- EXCERPTED DATA:
------------------------------------------------------------------------

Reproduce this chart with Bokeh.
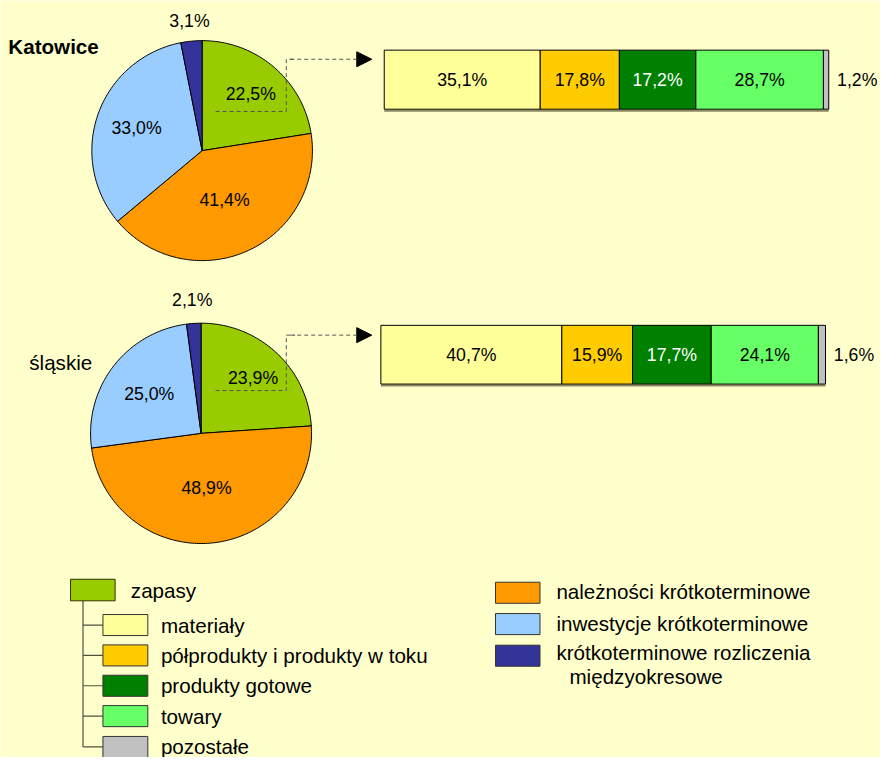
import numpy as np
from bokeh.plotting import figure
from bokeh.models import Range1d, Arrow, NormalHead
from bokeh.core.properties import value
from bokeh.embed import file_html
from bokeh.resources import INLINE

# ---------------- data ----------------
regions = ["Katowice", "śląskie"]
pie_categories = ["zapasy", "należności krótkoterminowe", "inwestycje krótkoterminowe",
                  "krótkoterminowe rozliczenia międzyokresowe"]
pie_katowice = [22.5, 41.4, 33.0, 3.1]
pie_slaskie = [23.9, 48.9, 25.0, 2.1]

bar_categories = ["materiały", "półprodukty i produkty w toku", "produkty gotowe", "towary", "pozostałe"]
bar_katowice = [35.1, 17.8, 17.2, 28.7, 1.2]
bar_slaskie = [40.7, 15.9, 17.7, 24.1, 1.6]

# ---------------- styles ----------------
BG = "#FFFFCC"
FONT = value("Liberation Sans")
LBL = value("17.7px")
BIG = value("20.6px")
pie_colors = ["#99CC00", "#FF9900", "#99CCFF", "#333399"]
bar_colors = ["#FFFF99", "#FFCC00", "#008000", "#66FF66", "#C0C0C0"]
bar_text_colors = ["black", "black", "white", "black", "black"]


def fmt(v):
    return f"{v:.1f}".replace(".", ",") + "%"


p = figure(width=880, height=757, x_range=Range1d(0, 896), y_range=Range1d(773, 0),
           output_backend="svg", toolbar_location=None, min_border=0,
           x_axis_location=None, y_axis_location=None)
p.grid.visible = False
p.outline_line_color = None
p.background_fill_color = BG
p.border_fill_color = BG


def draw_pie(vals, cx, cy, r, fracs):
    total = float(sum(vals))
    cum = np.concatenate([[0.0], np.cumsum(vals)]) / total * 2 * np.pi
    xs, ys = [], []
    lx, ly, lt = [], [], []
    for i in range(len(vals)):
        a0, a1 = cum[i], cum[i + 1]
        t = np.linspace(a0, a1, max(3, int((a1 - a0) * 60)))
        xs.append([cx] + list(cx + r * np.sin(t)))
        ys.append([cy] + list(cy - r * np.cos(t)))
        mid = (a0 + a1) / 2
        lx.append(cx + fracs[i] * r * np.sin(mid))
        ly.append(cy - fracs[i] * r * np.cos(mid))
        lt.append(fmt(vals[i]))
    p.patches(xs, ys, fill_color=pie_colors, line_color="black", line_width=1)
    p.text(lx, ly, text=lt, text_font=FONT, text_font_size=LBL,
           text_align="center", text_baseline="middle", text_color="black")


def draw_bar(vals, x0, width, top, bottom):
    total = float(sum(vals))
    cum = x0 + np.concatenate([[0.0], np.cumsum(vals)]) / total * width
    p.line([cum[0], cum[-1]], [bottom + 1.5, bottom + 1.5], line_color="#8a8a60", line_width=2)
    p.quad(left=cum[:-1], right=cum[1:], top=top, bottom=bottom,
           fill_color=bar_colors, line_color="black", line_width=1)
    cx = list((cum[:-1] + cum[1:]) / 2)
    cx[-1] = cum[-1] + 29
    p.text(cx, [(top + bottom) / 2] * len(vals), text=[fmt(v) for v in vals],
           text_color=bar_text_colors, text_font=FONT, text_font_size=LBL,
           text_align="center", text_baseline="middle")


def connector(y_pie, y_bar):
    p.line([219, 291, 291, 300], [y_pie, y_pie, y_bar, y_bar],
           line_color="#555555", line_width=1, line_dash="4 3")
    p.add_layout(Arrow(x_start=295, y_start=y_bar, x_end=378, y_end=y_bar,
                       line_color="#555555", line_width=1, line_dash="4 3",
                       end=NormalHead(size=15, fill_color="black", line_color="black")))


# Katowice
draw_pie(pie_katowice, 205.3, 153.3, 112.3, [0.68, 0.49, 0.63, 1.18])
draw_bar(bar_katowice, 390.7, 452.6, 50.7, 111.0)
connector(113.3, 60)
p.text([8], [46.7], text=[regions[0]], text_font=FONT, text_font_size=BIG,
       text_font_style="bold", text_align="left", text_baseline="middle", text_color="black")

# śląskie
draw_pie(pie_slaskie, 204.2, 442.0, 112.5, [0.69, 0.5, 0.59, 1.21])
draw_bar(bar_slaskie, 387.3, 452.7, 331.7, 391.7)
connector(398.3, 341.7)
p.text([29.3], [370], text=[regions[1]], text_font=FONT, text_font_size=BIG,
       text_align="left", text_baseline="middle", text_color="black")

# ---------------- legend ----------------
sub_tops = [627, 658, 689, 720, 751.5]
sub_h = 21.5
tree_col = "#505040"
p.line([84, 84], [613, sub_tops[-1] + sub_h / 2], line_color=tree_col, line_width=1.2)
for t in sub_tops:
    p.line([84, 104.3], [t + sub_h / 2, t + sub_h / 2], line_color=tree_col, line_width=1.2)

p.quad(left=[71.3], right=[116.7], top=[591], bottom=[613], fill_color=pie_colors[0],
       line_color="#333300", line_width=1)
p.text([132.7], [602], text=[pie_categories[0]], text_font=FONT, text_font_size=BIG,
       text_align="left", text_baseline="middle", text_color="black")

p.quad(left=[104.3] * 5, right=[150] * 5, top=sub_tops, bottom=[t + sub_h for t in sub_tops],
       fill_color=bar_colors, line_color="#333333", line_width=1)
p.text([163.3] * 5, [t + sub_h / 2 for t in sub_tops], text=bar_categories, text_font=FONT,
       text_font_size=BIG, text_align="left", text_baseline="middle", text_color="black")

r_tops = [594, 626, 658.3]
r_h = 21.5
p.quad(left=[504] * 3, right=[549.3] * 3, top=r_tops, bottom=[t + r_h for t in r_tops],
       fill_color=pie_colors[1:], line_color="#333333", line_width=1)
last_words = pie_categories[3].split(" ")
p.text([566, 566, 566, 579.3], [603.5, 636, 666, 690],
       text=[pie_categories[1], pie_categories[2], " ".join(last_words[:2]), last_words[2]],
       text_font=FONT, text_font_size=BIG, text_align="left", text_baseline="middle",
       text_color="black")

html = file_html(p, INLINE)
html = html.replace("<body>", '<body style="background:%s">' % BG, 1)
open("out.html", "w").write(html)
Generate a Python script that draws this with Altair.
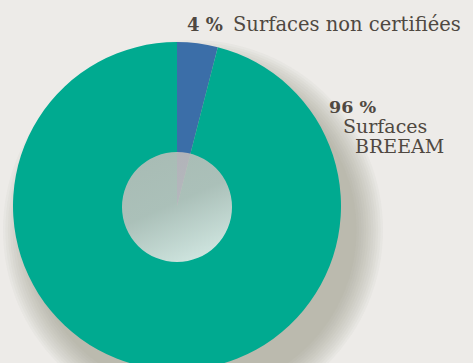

------------------------------------------------------------------------

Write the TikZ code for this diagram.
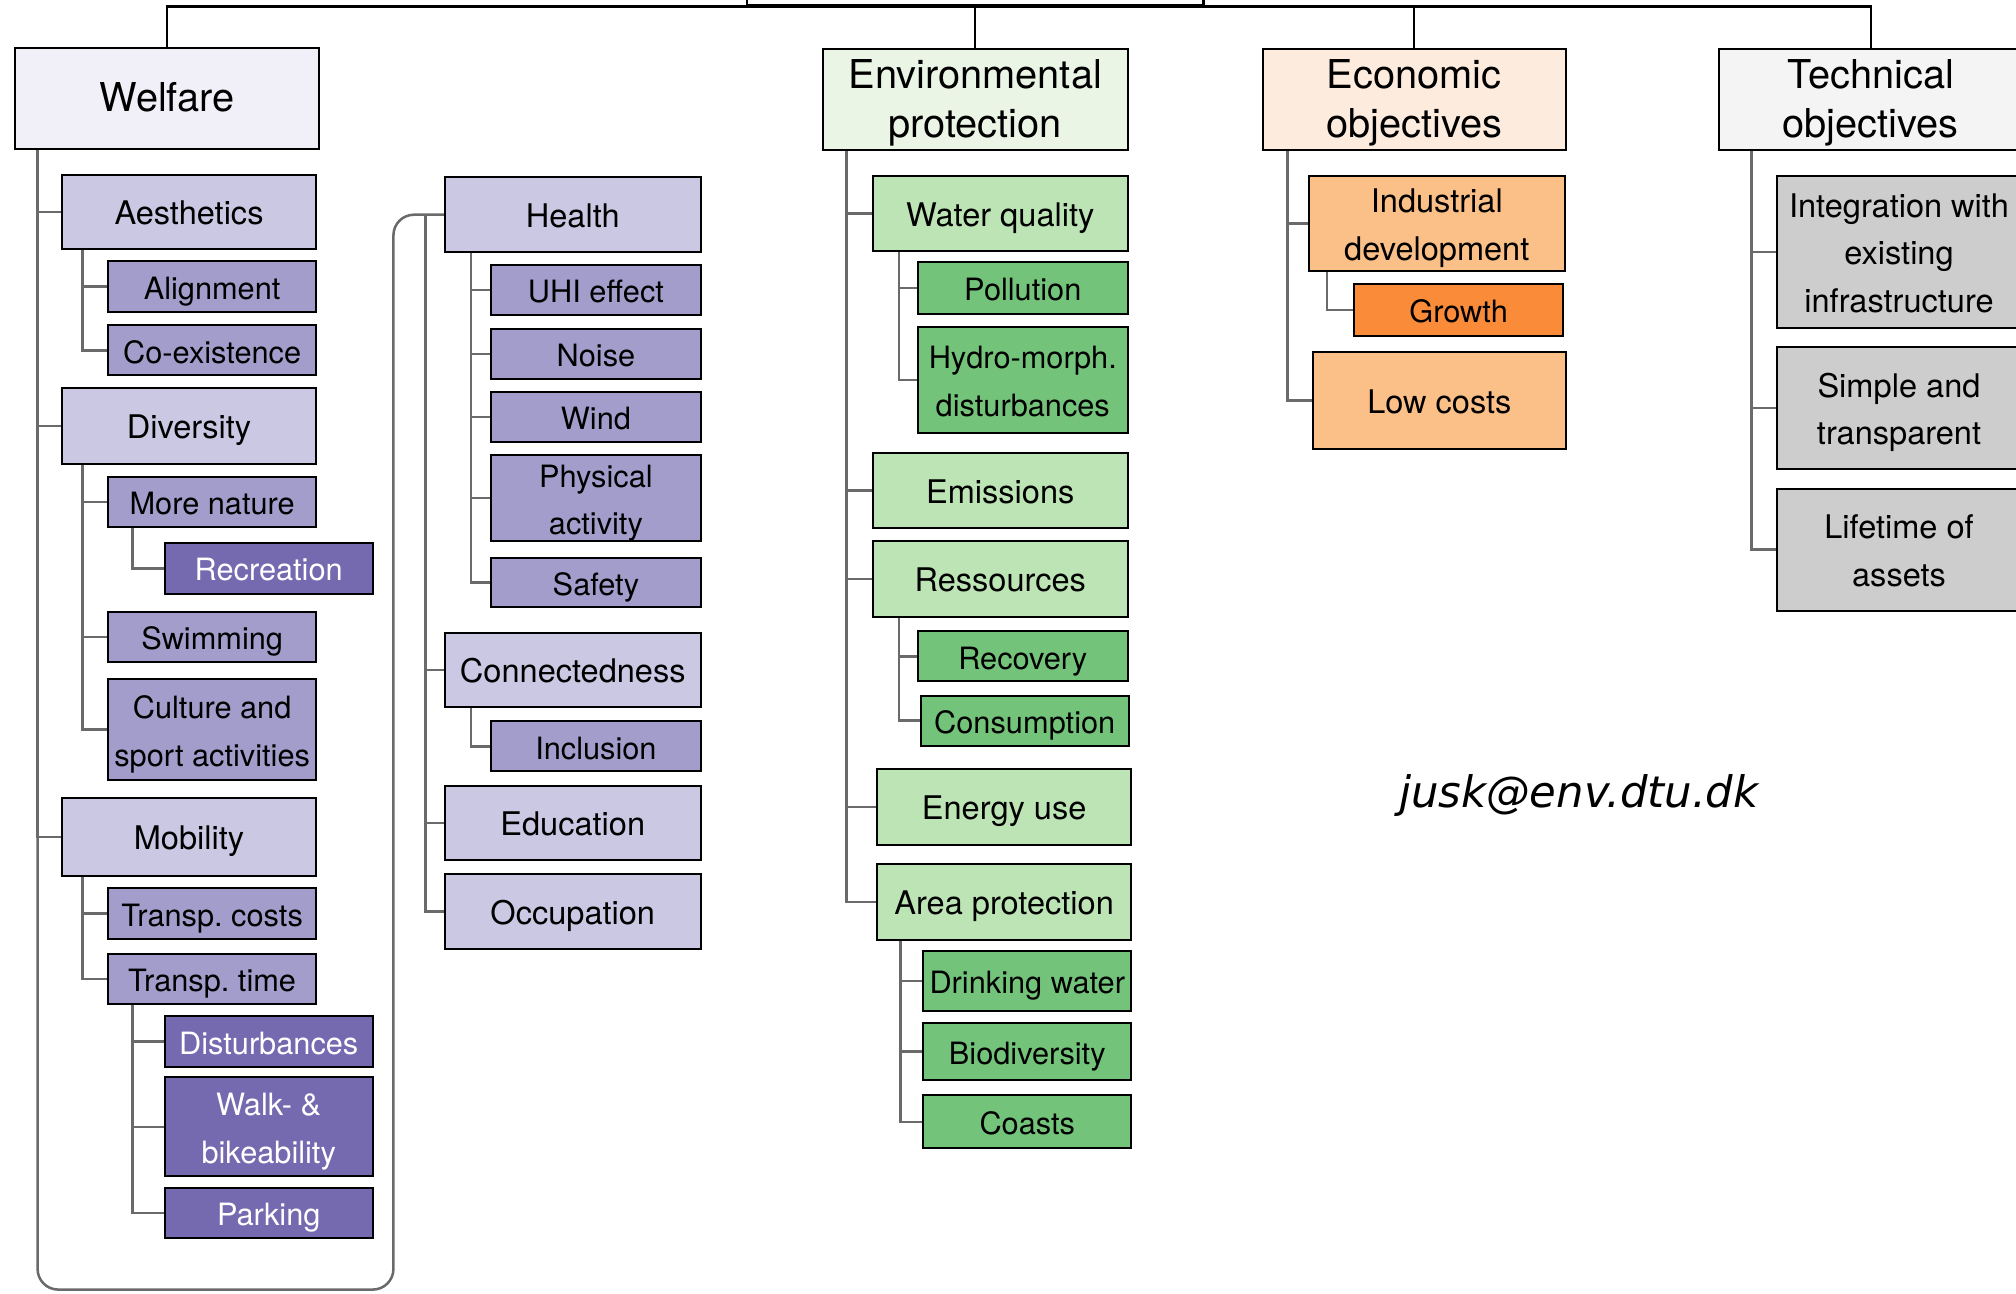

------------------------------------------------------------------------

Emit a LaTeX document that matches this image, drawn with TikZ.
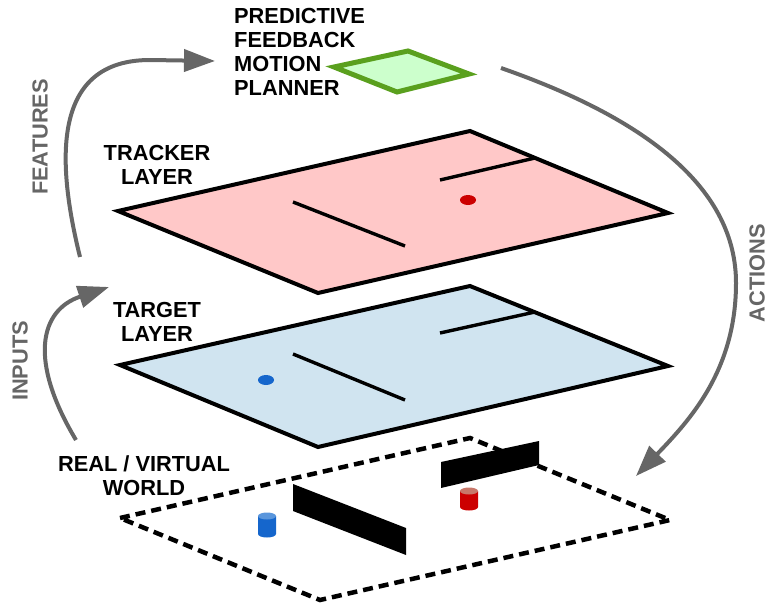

------------------------------------------------------------------------

Retype, word for word, only the lines from the one containing "Reproduce this chart with Bokeh." through the one containing "from bokeh.resources import INLINE", both included, and leave out any pictures.

Reproduce this chart with Bokeh.
import numpy as np
from bokeh.plotting import figure
from bokeh.models import Range1d, Arrow, NormalHead
from bokeh.core.properties import value
from bokeh.embed import file_html
from bokeh.resources import INLINE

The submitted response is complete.